The issue of militarization has now arisen once again, with Ali’s announcement published by the BBC this Monday, December 12, following an interview with Ali scheduled before the presidential meeting to be held between the leaders of Guyana and Venezuela next Thursday. Ali also commented on the recent military exercises between the armies of Guyana and the United States, claiming that it is a defensive cooperation that will continue to grow in the future.
When asked if his government was willing to allow the creation of a US military base in Guyana, he responded purposefully vaguely and, when the question was repeated, this was what he said:
“We will do whatever is necessary to ensure the sovereignty and territorial integrity of Guyana.”
Does that include a military base?
“We are following all of Venezuela’s actions,” he continued. “We will work to comprehensively monitor Venezuela’s behavior.

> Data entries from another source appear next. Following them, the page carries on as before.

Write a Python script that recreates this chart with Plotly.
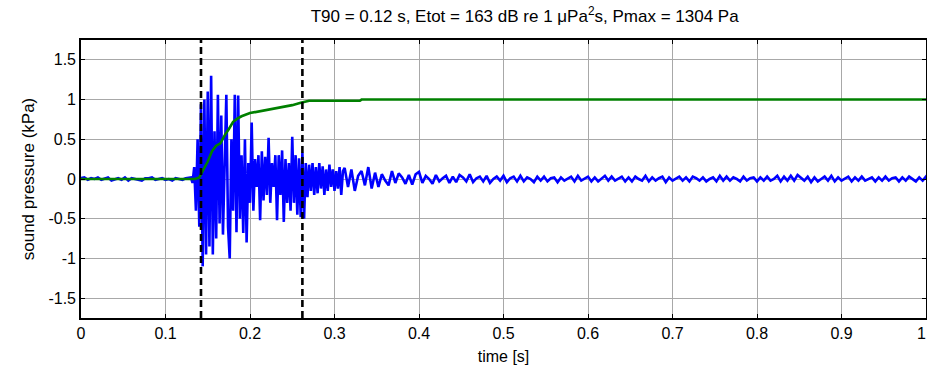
import plotly.graph_objects as go

# ---------------- data ----------------
# pre-signal noise: t = 0 .. 0.128, dt = 0.004
pre_start, pre_step = 0.0, 0.004
pre_vals = [0.01, 0.02, -0.01, 0.01, 0.0, 0.02, -0.01, 0.01, 0.02, -0.02, 0.0, 0.01,
            -0.01, 0.02, -0.02, 0.01, 0.0, -0.01, -0.02, 0.01, 0.01, 0.02, -0.01, 0.0,
            0.01, -0.01, 0.0, -0.02, 0.01, 0.0, -0.01, 0.01, 0.02]

# burst: t = 0.130 .. 0.310, dt = 0.002
burst_start, burst_step = 0.130, 0.002
burst_vals = [0.02, -0.05, 0.15, -0.4, 0.5, -0.6, 0.94, -1.1, 1.0, -0.95,
              1.1, -0.85, 1.30, -0.95, 0.6, -0.75, 1.06, -0.56, 0.8, -0.7,
              0.3, 1.06, -0.6, -1.0, 0.5, -0.4, 1.06, -0.67, 1.05, -0.5,
              0.3, -0.68, 0.5, -0.8, 0.2, -0.3, 0.71, -0.4, 0.25, -0.1,
              0.3, -0.52, 0.35, -0.27, 0.28, -0.2, 0.52, -0.3, 0.2, -0.1,
              0.3, -0.52, 0.3, -0.2, 0.36, -0.54, 0.25, -0.3, 0.2, -0.4,
              0.53, -0.3, 0.3, -0.45, 0.26, -0.48, 0.33, -0.5, 0.2, -0.23,
              0.18, -0.15, 0.2, -0.2, 0.15, -0.18, 0.2, -0.12, 0.16, -0.2,
              0.12, -0.15, 0.18, -0.1, 0.12, -0.15, 0.1, -0.12, 0.15, -0.2,
              0.1]

# tail: t = 0.312 .. 1.0, dt = 0.004
tail_start, tail_step = 0.312, 0.004
tail_vals = [0.14, -0.1, 0.12, -0.15, 0.04, 0.1, -0.08, 0.15, -0.12, 0.08,
             -0.1, 0.06, -0.02, -0.08, 0.1, -0.05, 0.07, 0.02, -0.06, 0.05, -0.07, 0.06,
             0.09, -0.05, 0.04, 0.0, -0.06, 0.05, -0.03, 0.01, 0.04, -0.05, 0.03, -0.04,
             0.05, 0.02, -0.03, 0.06, -0.04, 0.01, 0.03, -0.03, 0.04, -0.05, 0.0, 0.03,
             -0.02, 0.04, -0.04, 0.01, 0.03, -0.03, 0.04, -0.03, 0.02, 0.0, -0.04, 0.03,
             -0.02, 0.03, -0.03, 0.01, 0.02, -0.04, 0.02, -0.02, 0.0, 0.03, -0.03, 0.04,
             -0.02, 0.01, 0.03, -0.03, 0.02, -0.03, 0.0, 0.04, -0.02, 0.03, -0.02, 0.01,
             0.03, -0.03, 0.02, -0.03, 0.03, 0.0, -0.02, 0.04, -0.03, 0.02, -0.02, 0.01,
             0.03, -0.04, 0.02, -0.02, 0.0, 0.03, -0.02, 0.02, -0.03, 0.03, 0.01, -0.02,
             0.02, -0.03, 0.0, 0.02, -0.03, 0.04, -0.02, 0.03, -0.02, 0.02, 0.0, -0.03,
             0.03, -0.02, 0.01, 0.02, -0.03, 0.02, -0.02, 0.03, -0.02, 0.0, 0.04, -0.03,
             0.03, -0.02, 0.04, -0.02, 0.05, 0.01, -0.02, 0.03, -0.04, 0.02, -0.03, 0.0,
             0.03, -0.02, 0.04, -0.03, 0.02, -0.02, 0.01, 0.03, -0.03, 0.02, -0.02, 0.03,
             -0.02, 0.0, 0.02, -0.03, 0.02, -0.02, 0.03, -0.02, 0.01, 0.02, -0.03, 0.02,
             -0.02, 0.03, 0.0, -0.03, 0.02, -0.02, 0.03, -0.02, 0.01]

# normalised cumulative energy (green)
energy_t = [0.0, 0.135, 0.14, 0.145, 0.15, 0.155, 0.16, 0.165, 0.17, 0.175, 0.18,
            0.185, 0.19, 0.2, 0.21, 0.22, 0.23, 0.24, 0.25, 0.26, 0.27, 0.33, 0.332, 1.0]
energy_v = [0.0, 0.0, 0.02, 0.12, 0.22, 0.35, 0.42, 0.45, 0.55, 0.63, 0.72,
            0.76, 0.79, 0.83, 0.85, 0.87, 0.89, 0.91, 0.93, 0.96, 0.985, 0.985, 1.0, 1.0]

# T90 window bounds
t90_bounds = [0.142, 0.262]

x_ticks = [0, 0.1, 0.2, 0.3, 0.4, 0.5, 0.6, 0.7, 0.8, 0.9, 1]
x_ticklabels = ["0", "0.1", "0.2", "0.3", "0.4", "0.5", "0.6", "0.7", "0.8", "0.9",
                "1\u00a0\u00a0"]
y_ticks = [-1.5, -1, -0.5, 0, 0.5, 1, 1.5]
y_ticklabels = ["-1.5", "-1", "-0.5", "0", "0.5", "1", "1.5"]

title_text = "T90 = 0.12 s, Etot = 163 dB re 1 \u03bcPa<sup>2</sup>s, Pmax = 1304 Pa"

# ---------------- build ----------------
def seg_times(start, step, n):
    return [round(start + step * i, 4) for i in range(n)]

t_sig = (seg_times(pre_start, pre_step, len(pre_vals))
         + seg_times(burst_start, burst_step, len(burst_vals))
         + seg_times(tail_start, tail_step, len(tail_vals)))
p_sig = pre_vals + burst_vals + tail_vals

FONT = "Liberation Sans, Arial, sans-serif"

fig = go.Figure()
fig.add_trace(go.Scatter(x=t_sig, y=p_sig, mode="lines",
                         line=dict(color="#0000ff", width=2.6), hoverinfo="skip"))
fig.add_trace(go.Scatter(x=energy_t, y=energy_v, mode="lines",
                         line=dict(color="#008000", width=2.6), hoverinfo="skip"))
for tb in t90_bounds:
    fig.add_trace(go.Scatter(x=[tb, tb], y=[-1.75, 1.75], mode="lines",
                             line=dict(color="black", width=2.6, dash="7px,4px"),
                             hoverinfo="skip"))

axis_common = dict(
    showline=True, linecolor="black", linewidth=1.6, mirror="ticks",
    ticks="inside", ticklen=4, tickcolor="black", tickwidth=1,
    showgrid=True, gridcolor="#a8a8a8", gridwidth=1,
    zeroline=False, ticklabeloverflow="allow",
    tickfont=dict(family=FONT, size=16, color="black"),
)

fig.update_layout(
    width=927, height=374,
    margin=dict(l=81, r=1, t=40, b=56, autoexpand=False),
    paper_bgcolor="white", plot_bgcolor="white",
    showlegend=False,
    title=dict(text=title_text, x=0.566, xanchor="center", y=0.957, yanchor="middle",
               font=dict(family=FONT, size=17, color="black")),
    xaxis=dict(range=[0, 1], tickvals=x_ticks, ticktext=x_ticklabels,
               title=dict(text="time [s]", font=dict(family=FONT, size=16, color="black"),
                          standoff=10),
               **axis_common),
    yaxis=dict(range=[-1.75, 1.75], tickvals=y_ticks, ticktext=y_ticklabels,
               title=dict(text="sound pressure (kPa)",
                          font=dict(family=FONT, size=17, color="black"), standoff=9),
               **axis_common),
)

fig.write_html("out.html", config={"displayModeBar": False},
               post_script="document.body.style.margin='0';document.body.style.padding='0';")
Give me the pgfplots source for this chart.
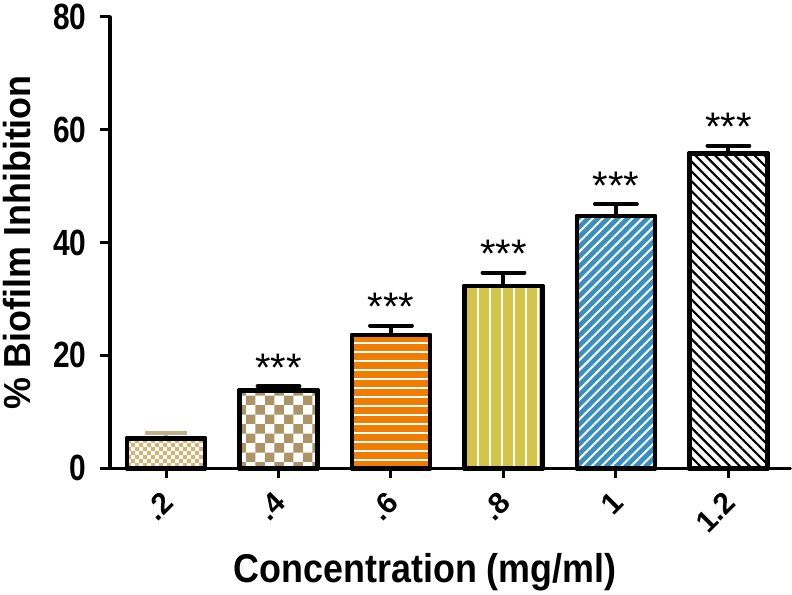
\documentclass[border=0pt]{standalone}
\usepackage{pgfplots}
\pgfplotsset{compat=1.18}
\usepackage{fontspec}
\setmainfont{Liberation Sans}
\usetikzlibrary{patterns,patterns.meta}
\definecolor{cTanA}{RGB}{214,180,118}
\definecolor{cTanB}{RGB}{172,148,100}
\definecolor{cTanErr}{RGB}{190,178,140}
\definecolor{cOrange}{RGB}{240,125,0}
\definecolor{cYellow}{RGB}{212,196,74}
\definecolor{cBlue}{RGB}{58,143,190}
\pgfdeclarepatternformonly{checkfine}{\pgfqpoint{0pt}{0pt}}{\pgfqpoint{8pt}{8pt}}{\pgfqpoint{8pt}{8pt}}{%
  \pgfpathrectangle{\pgfqpoint{0pt}{0pt}}{\pgfqpoint{4pt}{4pt}}%
  \pgfpathrectangle{\pgfqpoint{4pt}{4pt}}{\pgfqpoint{4pt}{4pt}}%
  \pgfusepath{fill}}
\pgfdeclarepatternformonly{checkcoarse}{\pgfqpoint{0pt}{0pt}}{\pgfqpoint{19pt}{19pt}}{\pgfqpoint{19pt}{19pt}}{%
  \pgfpathrectangle{\pgfqpoint{0pt}{0pt}}{\pgfqpoint{9.5pt}{9.5pt}}%
  \pgfpathrectangle{\pgfqpoint{9.5pt}{9.5pt}}{\pgfqpoint{9.5pt}{9.5pt}}%
  \pgfusepath{fill}}
\begin{document}
\begin{tikzpicture}
\begin{axis}[
  scale only axis,
  width=683pt, height=453pt,
  xmin=-0.5, xmax=5.55,
  ymin=0, ymax=80,
  ytick={0,20,40,60,80},
  xtick={0,1,2,3,4,5},
  xticklabels={.2,.4,.6,.8,1,1.2},
  axis x line*=bottom, axis y line*=left,
  axis line style={line width=3.5pt, line cap=round},
  tick style={line width=3pt, black},
  major tick length=10pt,
  tick align=outside,
  /pgf/number format/assume math mode=true,
  tick label style={font=\fontsize{30}{34}\selectfont\bfseries},
  xticklabel style={rotate=45, anchor=east, yshift=-15pt, xshift=-9pt},
  yticklabel style={yscale=1.22, xshift=-10pt},
  ylabel={\% Biofilm Inhibition},
  xlabel={Concentration (mg/ml)},
  label style={font=\fontsize{36}{40}\selectfont\bfseries},
  ylabel style={yshift=15pt, yscale=1.05},
  xlabel style={yshift=-10pt, xshift=-25pt, yscale=1.12},
  ybar, bar width=78pt, bar shift=0pt,
  clip=false,
  every axis plot/.append style={line width=4.5pt, line join=round},
  error bars/y dir=plus, error bars/y explicit,
  error bars/error bar style={line width=4pt, black},
  error bars/error mark options={line width=4pt, mark size=21pt, black, rotate=90, line cap=round},
]
\addplot[draw=black, fill=white, postaction={pattern=checkfine, pattern color=cTanA},
  error bars/error bar style={line width=4pt, cTanErr},
  error bars/error mark options={line width=4pt, mark size=21pt, cTanErr, rotate=90}]
  coordinates {(0,5.3) +- (0,0.9)};
\addplot[draw=black, fill=white, postaction={pattern=checkcoarse, pattern color=cTanB}]
  coordinates {(1,13.8) +- (0,0.7)};
\addplot[draw=black, fill=cOrange, postaction={pattern={Lines[angle=0,distance=9pt,line width=2.2pt]}, pattern color=white}]
  coordinates {(2,23.6) +- (0,1.7)};
\addplot[draw=black, fill=cYellow, postaction={pattern={Lines[angle=90,distance=12pt,line width=2pt]}, pattern color=white}]
  coordinates {(3,32.3) +- (0,2.4)};
\addplot[draw=black, fill=cBlue, postaction={pattern={Lines[angle=45,distance=7pt,line width=2pt]}, pattern color=white}]
  coordinates {(4,44.7) +- (0,2.1)};
\addplot[draw=black, fill=white, postaction={pattern={Lines[angle=-45,distance=7pt,line width=2.2pt]}, pattern color=black}]
  coordinates {(5,55.8) +- (0,1.4)};
% redraw outlines on top of the patterns
\addplot[draw=black, fill=none, forget plot, error bars/y dir=none] coordinates {(0,5.3) (1,13.8) (2,23.6) (3,32.3) (4,44.7) (5,55.8)};
\foreach \x/\y in {1/14.5,2/25.3,3/34.7,4/46.8,5/57.2}{
  \edef\tmp{\noexpand\node[anchor=base, font=\noexpand\fontsize{40}{42}\noexpand\selectfont, inner sep=0pt] at (axis cs:\x,\y+0.9) {***};}
  \tmp
}
\end{axis}
\end{tikzpicture}
\end{document}
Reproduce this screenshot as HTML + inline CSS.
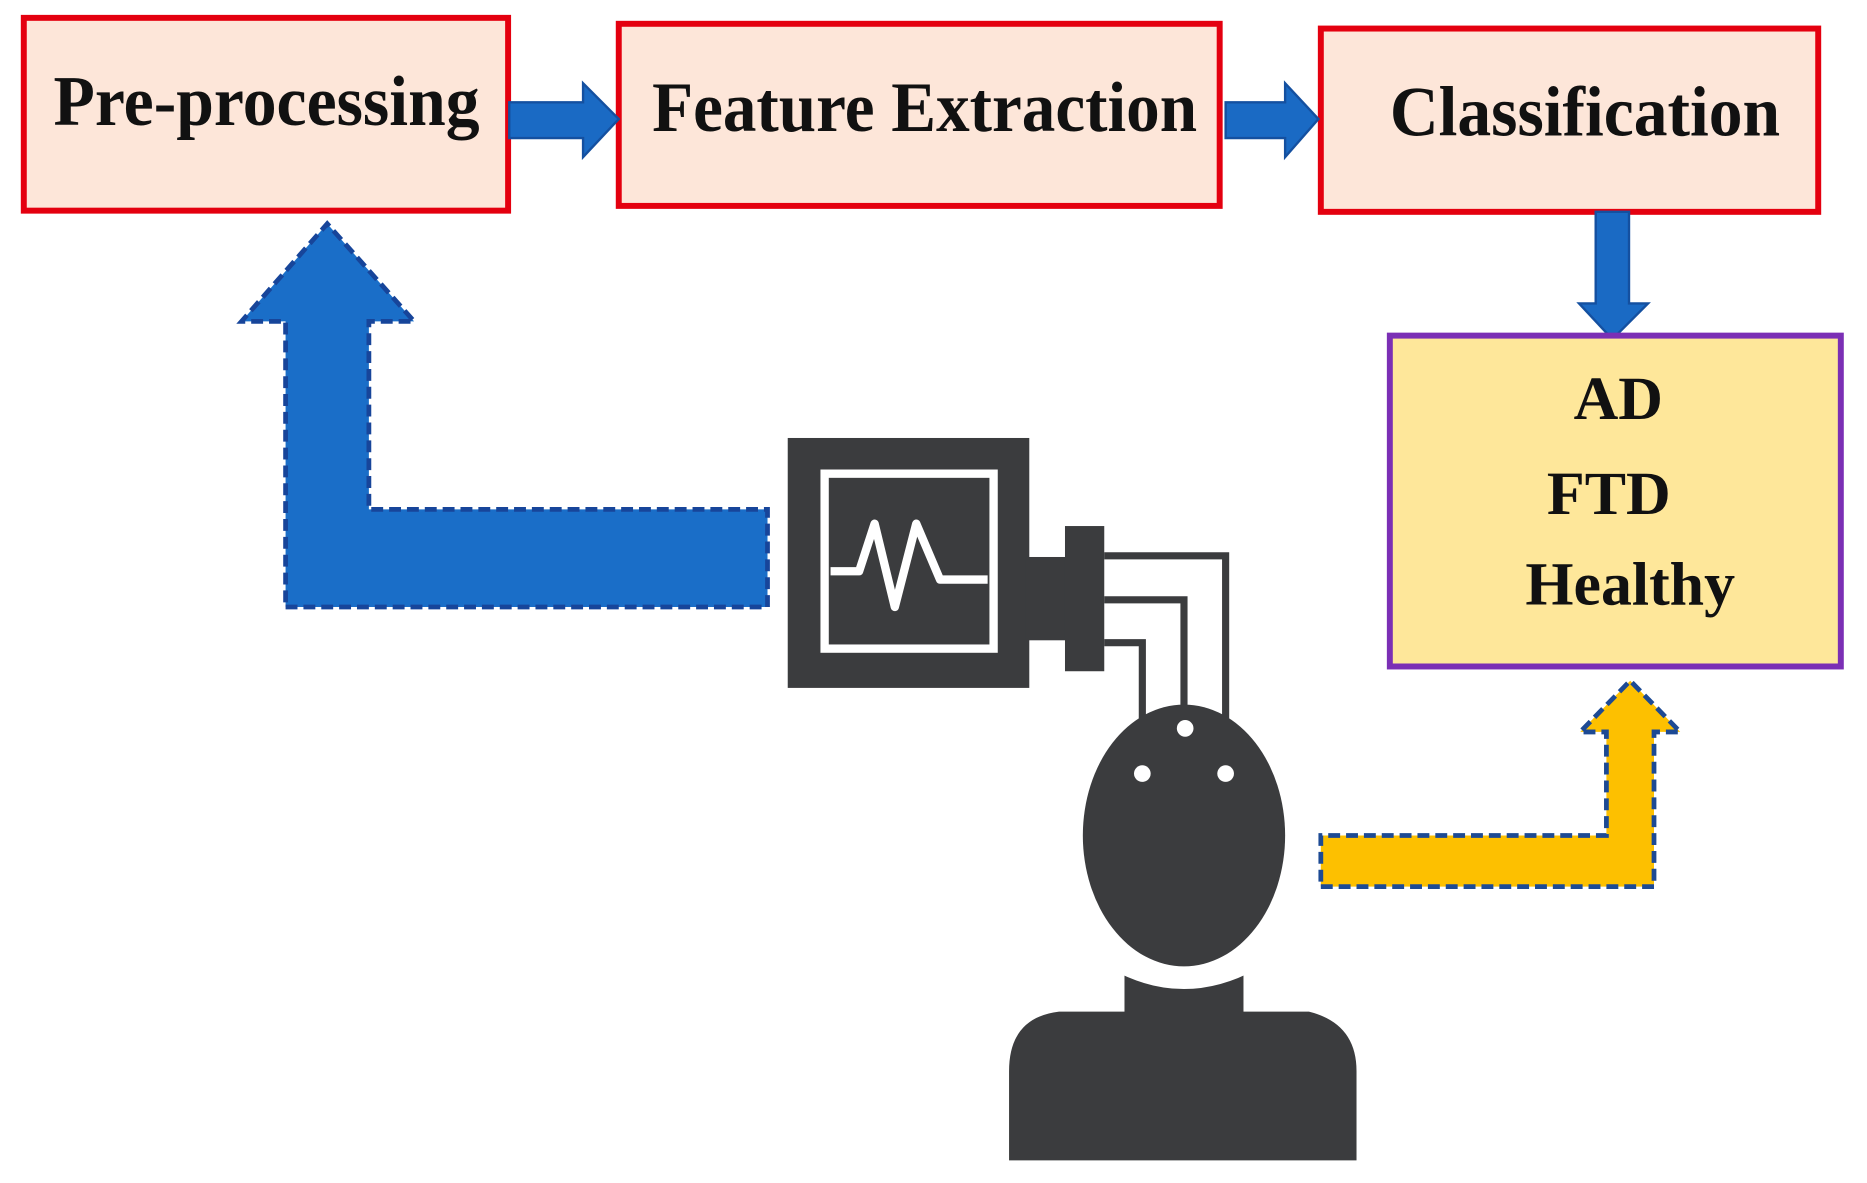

We are analyzing all the intelligence and at the appropriate time, we will make the appropriate decision. But whatever it takes, with our bilateral partners, with our international partners, to protect the security, territorial integrity, and sovereignty of Guyana, we will do so.”
As can be seen, the Guyanese president clearly does not rule out the possibility of installing a US military base in his country to “defend” his interests, which would end up turning said territory in essence into a US aircraft carrier in the region, to extend their influence and control.
Prime Minister Rowley in Saint Vincent & the Grenadines
The prime minister of Trinidad and Tobago, Keith Rowley, has announced that he will attend this Thursday’s meeting between the presidents of Venezuela, Nicolás Maduro, and Guyana, Irfaan Ali, to discuss issues related to the Essequibo border dispute. The presidential summit, sponsored by Brazil and the Community of Latin American and Caribbean States (CELAC), will take place in Saint Vincent and the Grenadines and, according to international news agencies, might involve the presence of Brazilian President Luiz Inacio Lula da Silva.
“Prime Minister Dr. Keith Rowley will attend the meeting in Saint Vincent and the Grenadines, scheduled for Thursday 14 December 2023, between the Presidents of the Co-operative Republic of Guyana and the Bolivarian Republic of Venezuela, on matters relating to the border dispute between the two countries,” reads a statement from the press office of Trinidad and Tobago, published via social media. “The meeting was the result of ongoing discussions and a decision made at an emergency CARICOM virtual meeting held last Friday.”